- Born: 13 August 1956 (age 69) West Bromwich, England
- Known for: Former owner of West Bromwich Albion F.C
- Predecessor: Paul Thompson
- Successor: Guochuan Lai

= Jeremy Peace =

Football chairman

Jeremy Roland Peace (born 13 August 1956) is a British businessman, and the former chairman and owner of West Bromwich Albion F.C, a professional football club in the West Midlands, England.

==Biography==
Jeremy Peace was born 13 August 1956 in West Bromwich and educated at Shrewsbury School. He worked in accountancy, as a stockbroker and in investment banking between 1974 and 1983. Until 1991, he was a major shareholder and director of Morland Securities PLC (later renamed Access Satellite International PLC) and then of Sangers Photographics PLC (later renamed Quadrant Group PLC).

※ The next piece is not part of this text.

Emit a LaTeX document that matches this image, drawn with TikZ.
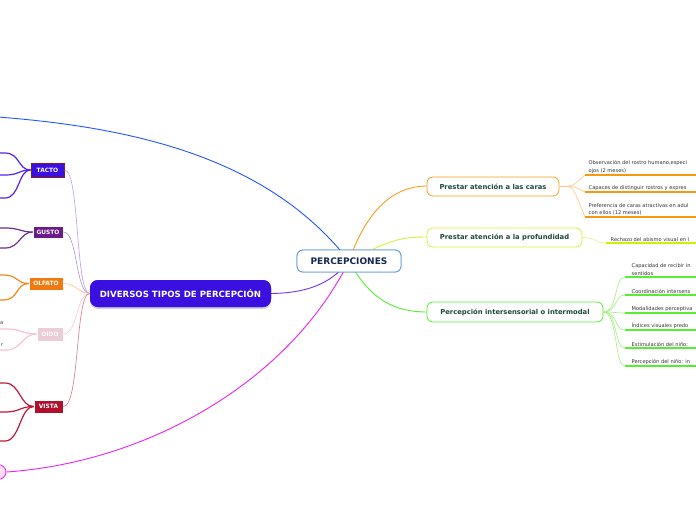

Since that time, Peace has been a director and/or shareholder in various public limited companies, namely South Country Homes, Thomas Potts, London Town, e-primefinancial, EP&F Capital, Galahad Capital, Camelot Capital and formerly West Bromwich Albion F.C.

==West Bromwich Albion==
Peace joined the board of West Bromwich Albion as a non-executive director on 8 December 2000, and became chairman in June 2002, following the resignation of Paul Thompson. The Company was taken private in 2005, with him owning a majority shareholding.

On 31 May 2013, Peace transferred his 59.9 per cent shareholding in West Bromwich Albion Group Limited to a new company, West Bromwich Albion Holdings Limited. Peace was the sole director of West Bromwich Albion Holdings Limited and owned 100% of the new company. The Companies House return for West Bromwich Albion Holdings Limited dated 10 June 2015 shows that whilst Peace owned 100% of the Ordinary Share Capital, a new class of "A" Ordinary Shares has been created. Kappa Limited owns 12,500 of these shares, and is the sole shareholder in this class.

In August 2016 Peace finalised a deal with Chinese businessman Guochuan Lai to sell West Bromwich Albion for a figure believed to be in the region of £150m to £200m. Peace's role as chairman was taken up by former Blackburn Rovers chairman John Williams. However, Peace agreed to stay at Albion for the 2016–17 Premier League season, in an advisory capacity.